--- WHAT IS NEEDED ---
Set down each line of the material that follows, exactly, with no pictures.

--- SUPPLIED DATA ---
"""

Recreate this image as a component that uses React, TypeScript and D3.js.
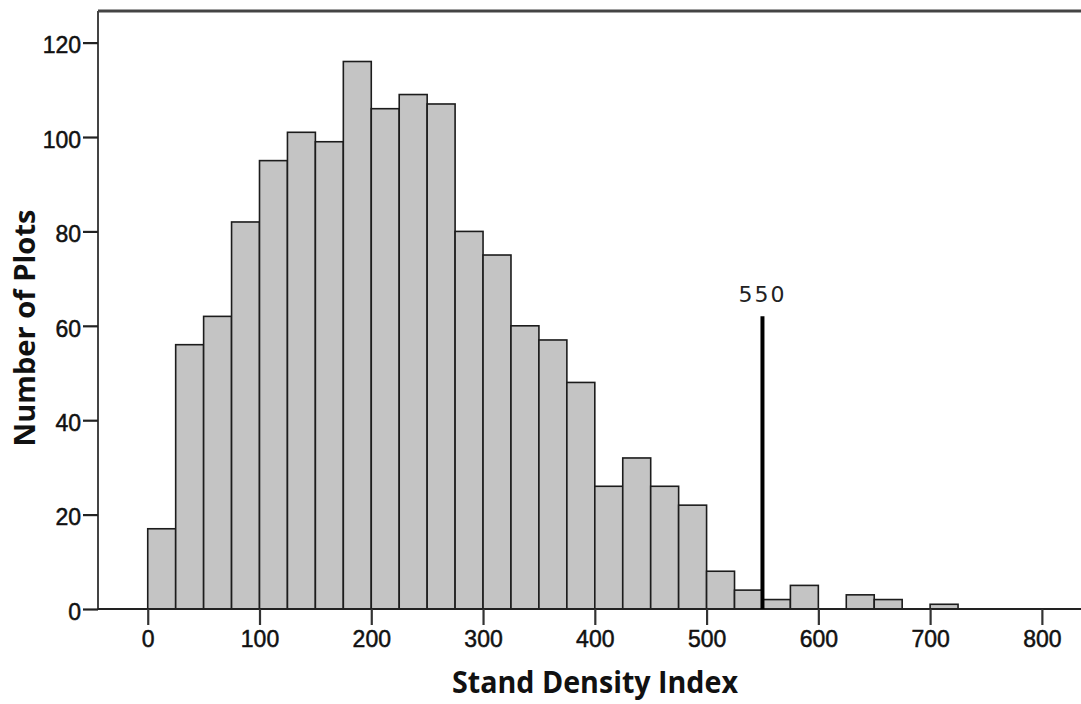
import { useEffect, useRef } from "react";
import * as d3 from "d3";

// histogram bins (lower edge, width 25) and counts
const binStarts = [0, 25, 50, 75, 100, 125, 150, 175, 200, 225, 250, 275, 300, 325, 350, 375, 400, 425, 450, 475, 500, 525, 550, 575, 600, 625, 650, 675, 700];
const counts = [17, 56, 62, 82, 95, 101, 99, 116, 106, 109, 107, 80, 75, 60, 57, 48, 26, 32, 26, 22, 8, 4, 2, 5, 0, 3, 2, 0, 1];
const binWidth = 25;
const xTicks = [0, 100, 200, 300, 400, 500, 600, 700, 800];
const yTicks = [0, 20, 40, 60, 80, 100, 120];
const cutoff = 550;
const cutoffHeight = 62;

const WIDTH = 1081;
const HEIGHT = 704;

const App = () => {
    const chartRef = useRef<SVGSVGElement>(null);

    useEffect(() => {
        const svg = d3.select(chartRef.current);
        svg.selectAll("*").remove();

        const left = 98;
        const right = WIDTH;
        const top = 11;
        const bottom = 609;

        const x = d3.scaleLinear().domain([-44.5, 835]).range([left, right]);
        const y = d3.scaleLinear().domain([0, 126.7]).range([bottom, top]);

        const data = binStarts.map((s, i) => ({ start: s, count: counts[i] }));

        // bars
        svg
            .append("g")
            .selectAll("rect")
            .data(data.filter((d) => d.count > 0))
            .enter()
            .append("rect")
            .attr("x", (d) => x(d.start))
            .attr("y", (d) => y(d.count))
            .attr("width", (d) => x(d.start + binWidth) - x(d.start))
            .attr("height", (d) => y(0) - y(d.count))
            .attr("fill", "#c4c4c4")
            .attr("stroke", "#1c1c1c")
            .attr("stroke-width", 1.6);

        // frame: top line
        svg
            .append("line")
            .attr("x1", left)
            .attr("x2", right)
            .attr("y1", top)
            .attr("y2", top)
            .attr("stroke", "#444")
            .attr("stroke-width", 3);

        const tickFont = (sel: any) =>
            sel
                .attr("font-family", "'Liberation Sans', Arial, sans-serif")
                .attr("font-size", 23)
                .attr("fill", "#111")
                .attr("stroke", "#111")
                .attr("stroke-width", 0.5);

        // y axis
        const yAxis = svg
            .append("g")
            .attr("transform", `translate(${left},0)`)
            .call(d3.axisLeft(y).tickValues(yTicks).tickSize(15).tickPadding(2).tickSizeOuter(0));
        yAxis.select(".domain").attr("stroke", "#444").attr("stroke-width", 2).attr("d", `M0,${top}V${bottom}`);
        yAxis.selectAll(".tick line").attr("stroke", "#222").attr("stroke-width", 2.2);
        tickFont(yAxis.selectAll(".tick text")).attr("dy", "0.45em");

        // x axis
        const xAxis = svg
            .append("g")
            .attr("transform", `translate(0,${bottom})`)
            .call(d3.axisBottom(x).tickValues(xTicks).tickSize(16).tickPadding(6).tickSizeOuter(0));
        xAxis.select(".domain").attr("stroke", "#222").attr("stroke-width", 2).attr("d", `M${left},0H${right}`);
        xAxis.selectAll(".tick line").attr("stroke", "#333").attr("stroke-width", 2.2);
        tickFont(xAxis.selectAll(".tick text"));

        // cutoff line at 550
        svg
            .append("line")
            .attr("x1", x(cutoff))
            .attr("x2", x(cutoff))
            .attr("y1", y(0))
            .attr("y2", y(cutoffHeight))
            .attr("stroke", "#000")
            .attr("stroke-width", 4);

        svg
            .append("text")
            .attr("x", x(cutoff))
            .attr("y", 302)
            .attr("text-anchor", "middle")
            .attr("font-family", "'DejaVu Sans', sans-serif")
            .attr("font-size", 22)
            .attr("letter-spacing", 2)
            .attr("fill", "#222")
            .text(String(cutoff));

        // axis titles
        svg
            .append("text")
            .attr("x", 595)
            .attr("y", 693)
            .attr("text-anchor", "middle")
            .attr("font-family", "'Open Sans', sans-serif")
            .attr("font-weight", 700)
            .attr("font-size", 30)
            .attr("textLength", 286)
            .attr("lengthAdjust", "spacingAndGlyphs")
            .attr("fill", "#111")
            .text("Stand Density Index");

        svg
            .append("text")
            .attr("transform", `translate(35,328) rotate(-90)`)
            .attr("text-anchor", "middle")
            .attr("font-family", "'Open Sans', sans-serif")
            .attr("font-weight", 700)
            .attr("font-size", 29)
            .attr("textLength", 237)
            .attr("lengthAdjust", "spacingAndGlyphs")
            .attr("fill", "#111")
            .text("Number of Plots");
    }, []);

    return (
        <svg
            ref={chartRef}
            width={WIDTH}
            height={HEIGHT}
            style={{ position: "absolute", left: 0, top: 0, background: "#fff" }}
        ></svg>
    );
};

export default App;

"""

--- RESULT ---
Recreate this image as a component that uses React, TypeScript and D3.js.
import { useEffect, useRef } from "react";
import * as d3 from "d3";

// histogram bins (lower edge, width 25) and counts
const binStarts = [0, 25, 50, 75, 100, 125, 150, 175, 200, 225, 250, 275, 300, 325, 350, 375, 400, 425, 450, 475, 500, 525, 550, 575, 600, 625, 650, 675, 700];
const counts = [17, 56, 62, 82, 95, 101, 99, 116, 106, 109, 107, 80, 75, 60, 57, 48, 26, 32, 26, 22, 8, 4, 2, 5, 0, 3, 2, 0, 1];
const binWidth = 25;
const xTicks = [0, 100, 200, 300, 400, 500, 600, 700, 800];
const yTicks = [0, 20, 40, 60, 80, 100, 120];
const cutoff = 550;
const cutoffHeight = 62;

const WIDTH = 1081;
const HEIGHT = 704;

const App = () => {
    const chartRef = useRef<SVGSVGElement>(null);

    useEffect(() => {
        const svg = d3.select(chartRef.current);
        svg.selectAll("*").remove();

        const left = 98;
        const right = WIDTH;
        const top = 11;
        const bottom = 609;

        const x = d3.scaleLinear().domain([-44.5, 835]).range([left, right]);
        const y = d3.scaleLinear().domain([0, 126.7]).range([bottom, top]);

        const data = binStarts.map((s, i) => ({ start: s, count: counts[i] }));

        // bars
        svg
            .append("g")
            .selectAll("rect")
            .data(data.filter((d) => d.count > 0))
            .enter()
            .append("rect")
            .attr("x", (d) => x(d.start))
            .attr("y", (d) => y(d.count))
            .attr("width", (d) => x(d.start + binWidth) - x(d.start))
            .attr("height", (d) => y(0) - y(d.count))
            .attr("fill", "#c4c4c4")
            .attr("stroke", "#1c1c1c")
            .attr("stroke-width", 1.6);

        // frame: top line
        svg
            .append("line")
            .attr("x1", left)
            .attr("x2", right)
            .attr("y1", top)
            .attr("y2", top)
            .attr("stroke", "#444")
            .attr("stroke-width", 3);

        const tickFont = (sel: any) =>
            sel
                .attr("font-family", "'Liberation Sans', Arial, sans-serif")
                .attr("font-size", 23)
                .attr("fill", "#111")
                .attr("stroke", "#111")
                .attr("stroke-width", 0.5);

        // y axis
        const yAxis = svg
            .append("g")
            .attr("transform", `translate(${left},0)`)
            .call(d3.axisLeft(y).tickValues(yTicks).tickSize(15).tickPadding(2).tickSizeOuter(0));
        yAxis.select(".domain").attr("stroke", "#444").attr("stroke-width", 2).attr("d", `M0,${top}V${bottom}`);
        yAxis.selectAll(".tick line").attr("stroke", "#222").attr("stroke-width", 2.2);
        tickFont(yAxis.selectAll(".tick text")).attr("dy", "0.45em");

        // x axis
        const xAxis = svg
            .append("g")
            .attr("transform", `translate(0,${bottom})`)
            .call(d3.axisBottom(x).tickValues(xTicks).tickSize(16).tickPadding(6).tickSizeOuter(0));
        xAxis.select(".domain").attr("stroke", "#222").attr("stroke-width", 2).attr("d", `M${left},0H${right}`);
        xAxis.selectAll(".tick line").attr("stroke", "#333").attr("stroke-width", 2.2);
        tickFont(xAxis.selectAll(".tick text"));

        // cutoff line at 550
        svg
            .append("line")
            .attr("x1", x(cutoff))
            .attr("x2", x(cutoff))
            .attr("y1", y(0))
            .attr("y2", y(cutoffHeight))
            .attr("stroke", "#000")
            .attr("stroke-width", 4);

        svg
            .append("text")
            .attr("x", x(cutoff))
            .attr("y", 302)
            .attr("text-anchor", "middle")
            .attr("font-family", "'DejaVu Sans', sans-serif")
            .attr("font-size", 22)
            .attr("letter-spacing", 2)
            .attr("fill", "#222")
            .text(String(cutoff));

        // axis titles
        svg
            .append("text")
            .attr("x", 595)
            .attr("y", 693)
            .attr("text-anchor", "middle")
            .attr("font-family", "'Open Sans', sans-serif")
            .attr("font-weight", 700)
            .attr("font-size", 30)
            .attr("textLength", 286)
            .attr("lengthAdjust", "spacingAndGlyphs")
            .attr("fill", "#111")
            .text("Stand Density Index");

        svg
            .append("text")
            .attr("transform", `translate(35,328) rotate(-90)`)
            .attr("text-anchor", "middle")
            .attr("font-family", "'Open Sans', sans-serif")
            .attr("font-weight", 700)
            .attr("font-size", 29)
            .attr("textLength", 237)
            .attr("lengthAdjust", "spacingAndGlyphs")
            .attr("fill", "#111")
            .text("Number of Plots");
    }, []);

    return (
        <svg
            ref={chartRef}
            width={WIDTH}
            height={HEIGHT}
            style={{ position: "absolute", left: 0, top: 0, background: "#fff" }}
        ></svg>
    );
};

export default App;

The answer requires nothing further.